|My family and I visited this site in the summer of 2002ce. The path up from the main Ballymoney-Cushendall road is very steep, with a sharp right angled turn on a very narrow unpaved ascent bounded by hedges and fences, too destructive of the environment to negotiate by car. I'd recommend walking up after parking in front of the house directly off the road. It's easy to miss the sign coming out of Cushendall, so drive slowly the mile or so up into the hills from the village.
I've cannot confirm whether the Ulster poet John Hewitt is in fact buried beneath the commemorative cairn at his beloved vista. There was no "official" information posted at the site when we visited. Harbison (p. 40) calls the "grave" a "neolithic court-tomb with a forecourt of low stones facing south-eastwards and giving access to a two-chambered gallery placed in an ill-defined oval mound."

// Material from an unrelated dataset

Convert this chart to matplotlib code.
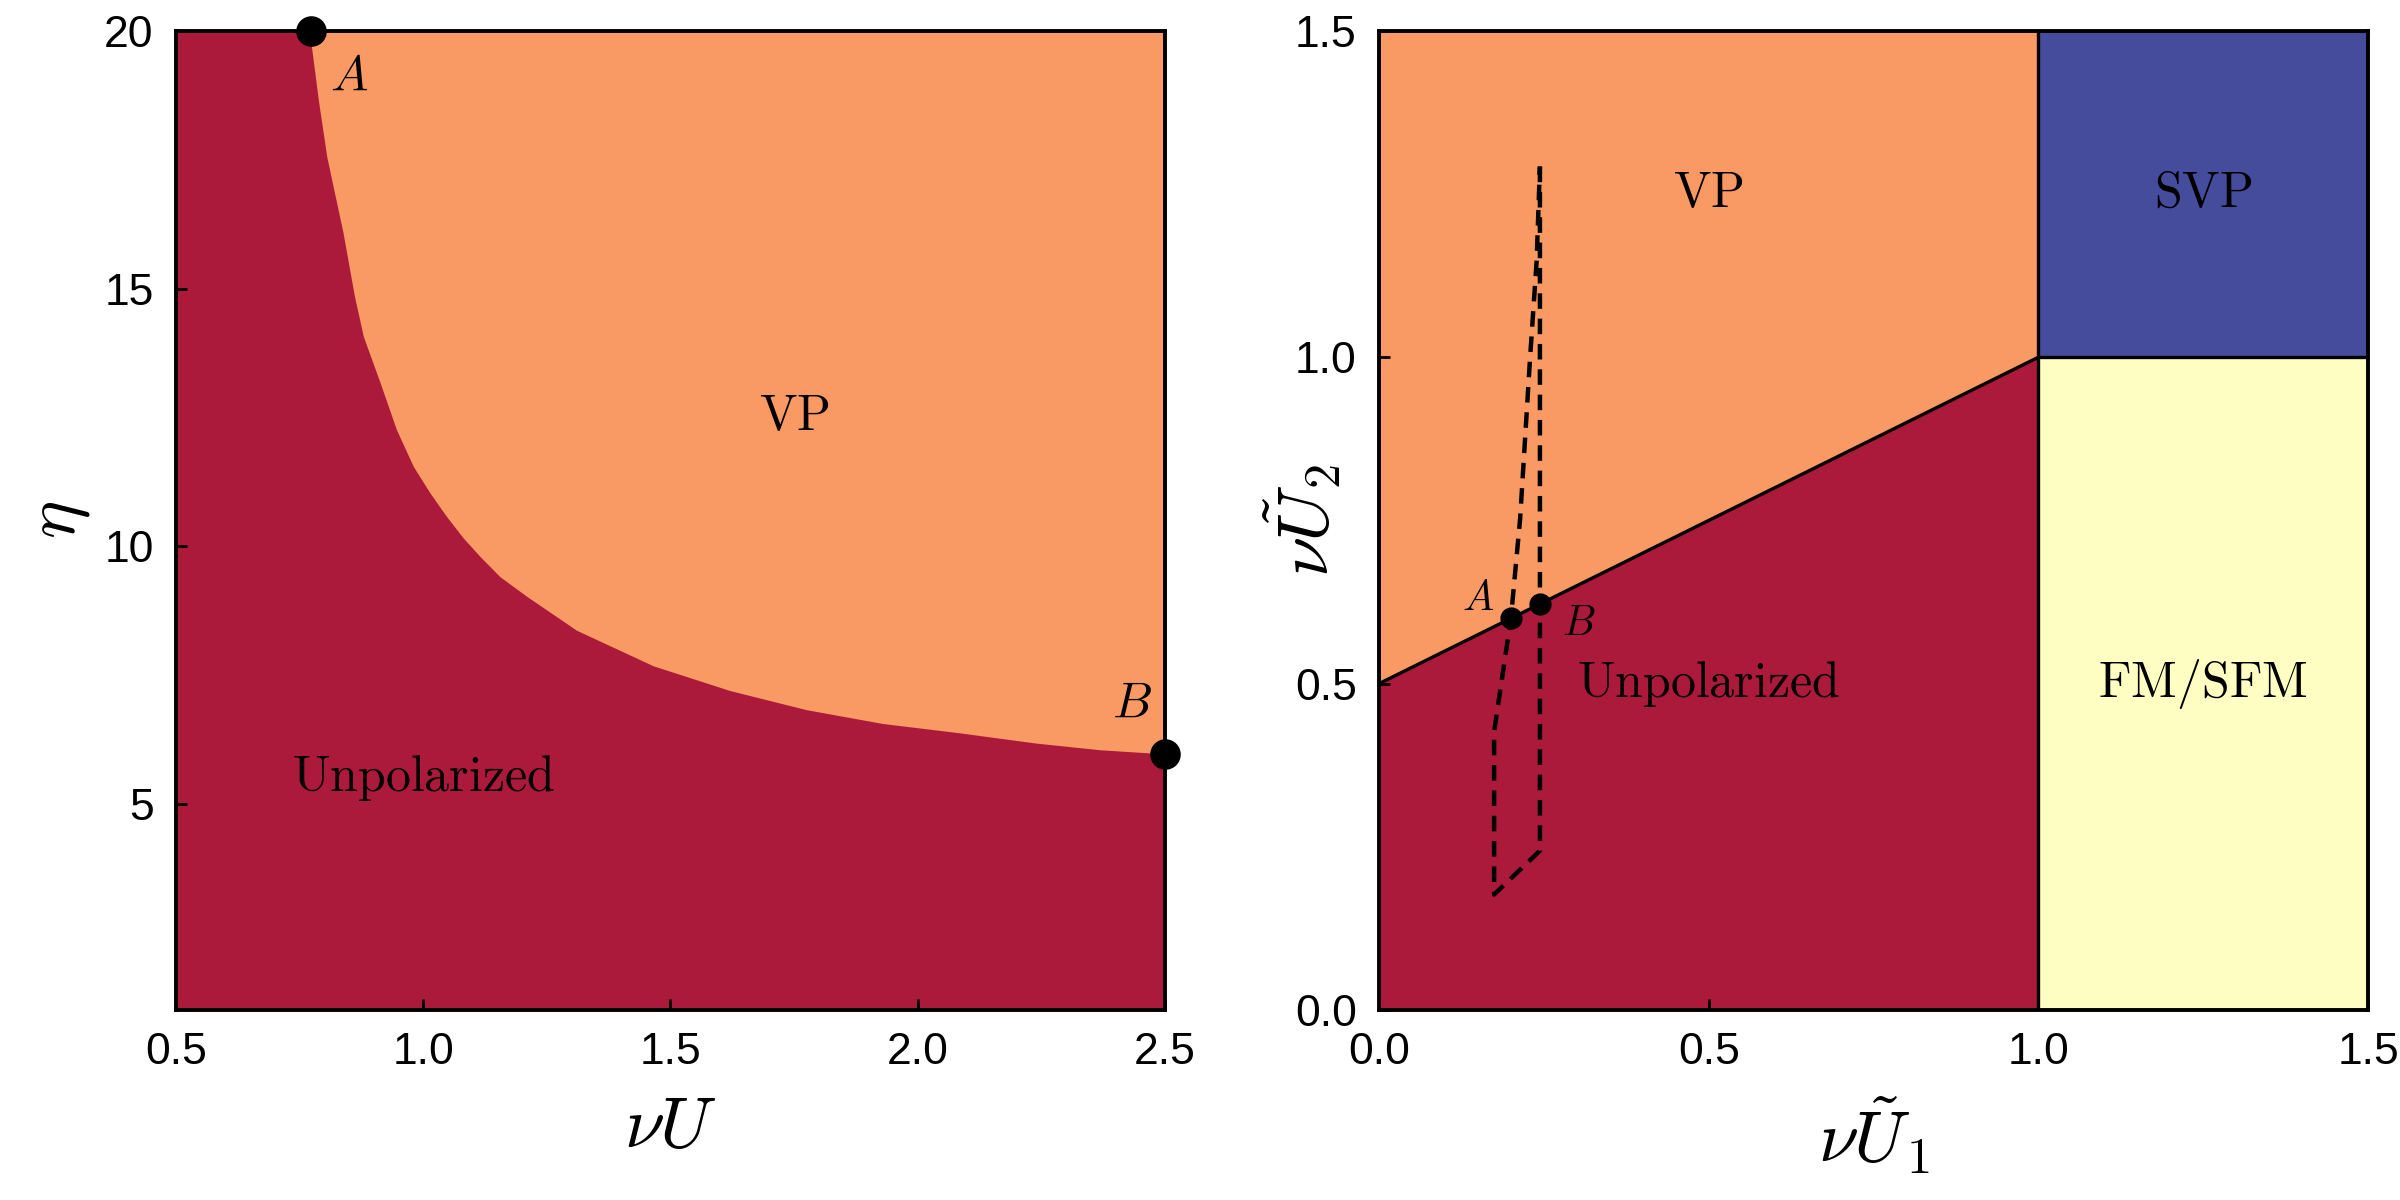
import numpy as np
import matplotlib
matplotlib.use('Agg')
import matplotlib.pyplot as plt

plt.rcParams['mathtext.fontset'] = 'cm'
plt.rcParams['font.family'] = ['Liberation Sans', 'DejaVu Sans']

# colores de las fases
c_unpol = '#ab1a3a'
c_vp = '#f99a64'
c_svp = '#454c9c'
c_fm = '#fffec2'

# panel izquierdo: frontera Unpolarized / VP
nuU_b = [0.773, 0.774, 0.788, 0.805, 0.838, 0.861, 0.879, 0.913, 0.946, 0.980,
         1.014, 1.047, 1.081, 1.115, 1.155, 1.209, 1.31, 1.465, 1.62, 1.774,
         1.929, 2.084, 2.239, 2.369, 2.5]
eta_b = [20.0, 19.70, 18.66, 17.56, 16.08, 14.85, 14.07, 13.17, 12.26, 11.55,
         11.03, 10.58, 10.16, 9.80, 9.41, 9.03, 8.37, 7.68, 7.20, 6.83,
         6.56, 6.38, 6.18, 6.05, 5.97]
ptA_left = (0.773, 20.0)
ptB_left = (2.5, 5.97)

# panel derecho: fronteras
line_x = [0.0, 1.0]
line_y = [0.5, 1.0]
x_fm = 1.0
y_svp = 1.0

# trayectoria punteada
path_x = [0.244, 0.244, 0.244, 0.1745, 0.1745, 0.200, 0.214, 0.229, 0.239, 0.244]
path_y = [1.292, 0.621, 0.244, 0.177, 0.426, 0.600, 0.753, 0.998, 1.147, 1.292]
ptA_right = (0.200, 0.600)
ptB_right = (0.244, 0.622)

fig = plt.figure(figsize=(12, 6), dpi=200)
ax1 = fig.add_axes([0.0733, 0.1583, 0.4121, 0.816])
ax2 = fig.add_axes([0.5746, 0.1583, 0.4121, 0.816])

# ---- panel izquierdo
ax1.set_facecolor(c_unpol)
ax1.fill_between(nuU_b, eta_b, 20, color=c_vp, lw=0)
ax1.plot(*ptA_left, 'ko', ms=10, clip_on=False, zorder=5)
ax1.plot(*ptB_left, 'ko', ms=10, clip_on=False, zorder=5)
ax1.text(0.85, 19.1, r'$A$', fontsize=18, ha='center', va='center')
ax1.text(2.433, 6.92, r'$B$', fontsize=18, ha='center', va='center')
ax1.text(1.75, 12.5, r'$\mathrm{VP}$', fontsize=18, ha='center', va='center')
ax1.text(1.0, 5.5, r'$\mathrm{Unpolarized}$', fontsize=18, ha='center', va='center')
ax1.set_xlim(0.5, 2.5)
ax1.set_ylim(1, 20)
ax1.set_xticks([0.5, 1.0, 1.5, 2.0, 2.5])
ax1.set_yticks([5, 10, 15, 20])
ax1.set_xlabel(r'$\nu U$', fontsize=26, labelpad=8)
ax1.set_ylabel(r'$\eta$', fontsize=26)
ax1.yaxis.set_label_coords(-0.085, 0.5)

# ---- panel derecho
ax2.fill_between(line_x, 0, line_y, color=c_unpol, lw=0)
ax2.fill_between(line_x, line_y, 1.5, color=c_vp, lw=0)
ax2.fill_between([x_fm, 1.5], 0, y_svp, color=c_fm, lw=0)
ax2.fill_between([x_fm, 1.5], y_svp, 1.5, color=c_svp, lw=0)
ax2.plot(line_x, line_y, 'k-', lw=1.2)
ax2.plot([x_fm, x_fm], [0, 1.5], 'k-', lw=1.2)
ax2.plot([x_fm, 1.5], [y_svp, y_svp], 'k-', lw=1.2)
ax2.plot(path_x, path_y, 'k', lw=1.6, linestyle=(0, (3.5, 2.2)))
ax2.plot(*ptA_right, 'ko', ms=7, zorder=5)
ax2.plot(*ptB_right, 'ko', ms=7, zorder=5)
ax2.text(0.150, 0.630, r'$A$', fontsize=15, ha='center', va='center')
ax2.text(0.303, 0.591, r'$B$', fontsize=15, ha='center', va='center')
ax2.text(0.5, 1.25, r'$\mathrm{VP}$', fontsize=18, ha='center', va='center')
ax2.text(1.25, 1.25, r'$\mathrm{SVP}$', fontsize=18, ha='center', va='center')
ax2.text(0.5, 0.5, r'$\mathrm{Unpolarized}$', fontsize=18, ha='center', va='center')
ax2.text(1.25, 0.5, r'$\mathrm{FM/SFM}$', fontsize=18, ha='center', va='center')
ax2.set_xlim(0, 1.5)
ax2.set_ylim(0, 1.5)
ax2.set_xticks([0.0, 0.5, 1.0, 1.5])
ax2.set_yticks([0.0, 0.5, 1.0, 1.5])
ax2.set_xlabel(r'$\nu \tilde{U}_1$', fontsize=26, labelpad=8)
ax2.set_ylabel(r'$\nu \tilde{U}_2$', fontsize=26)
ax2.yaxis.set_label_coords(-0.036, 0.5)

for ax in [ax1, ax2]:
    ax.tick_params(direction='in', length=4, width=1, labelsize=16, pad=8,
                   top=False, right=False)
    for s in ax.spines.values():
        s.set_linewidth(1.4)
    ax.xaxis.set_major_formatter(matplotlib.ticker.FormatStrFormatter('%.1f'))
ax1.yaxis.set_major_formatter(matplotlib.ticker.FormatStrFormatter('%d'))
ax2.yaxis.set_major_formatter(matplotlib.ticker.FormatStrFormatter('%.1f'))

fig.savefig('out.png', dpi=200)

However, the views are magnificent, the (ca. 2000bce--Donnelly; 3000bce--Harbison) horned cairn handsome in its simple setting, and the quest rewarding, even if Ossian's legend occurred long after the site's actual establishment. The townland, Lubitavish, "loop of pleasure" nestles in Glenaan, one of Antrim's nine glens, on the Dall river.
South of this, Lurigethan, (Lurigeadan=Luragh Eadan, "brow of the long ridge,") the fabled site of giants, continues associations; Ossian's father, Finn MacCool, lived among the other Fianna in its cave, Lig-na-Fenia.
Maureen Donnelly. The Nine Glens. rev. ed. Coleraine & Ballycastle: Impact Printing, 2000.
Peter Harbison. Guide to National and Historic Monuments of Ireland. Dublin: Gill & Macmillan, 1992.
Robert Sharpe & Charles McAlister. A Glimpse of Glenariffe. Glenariffe, Co Antrim: McAlister & Sharpe, 1997.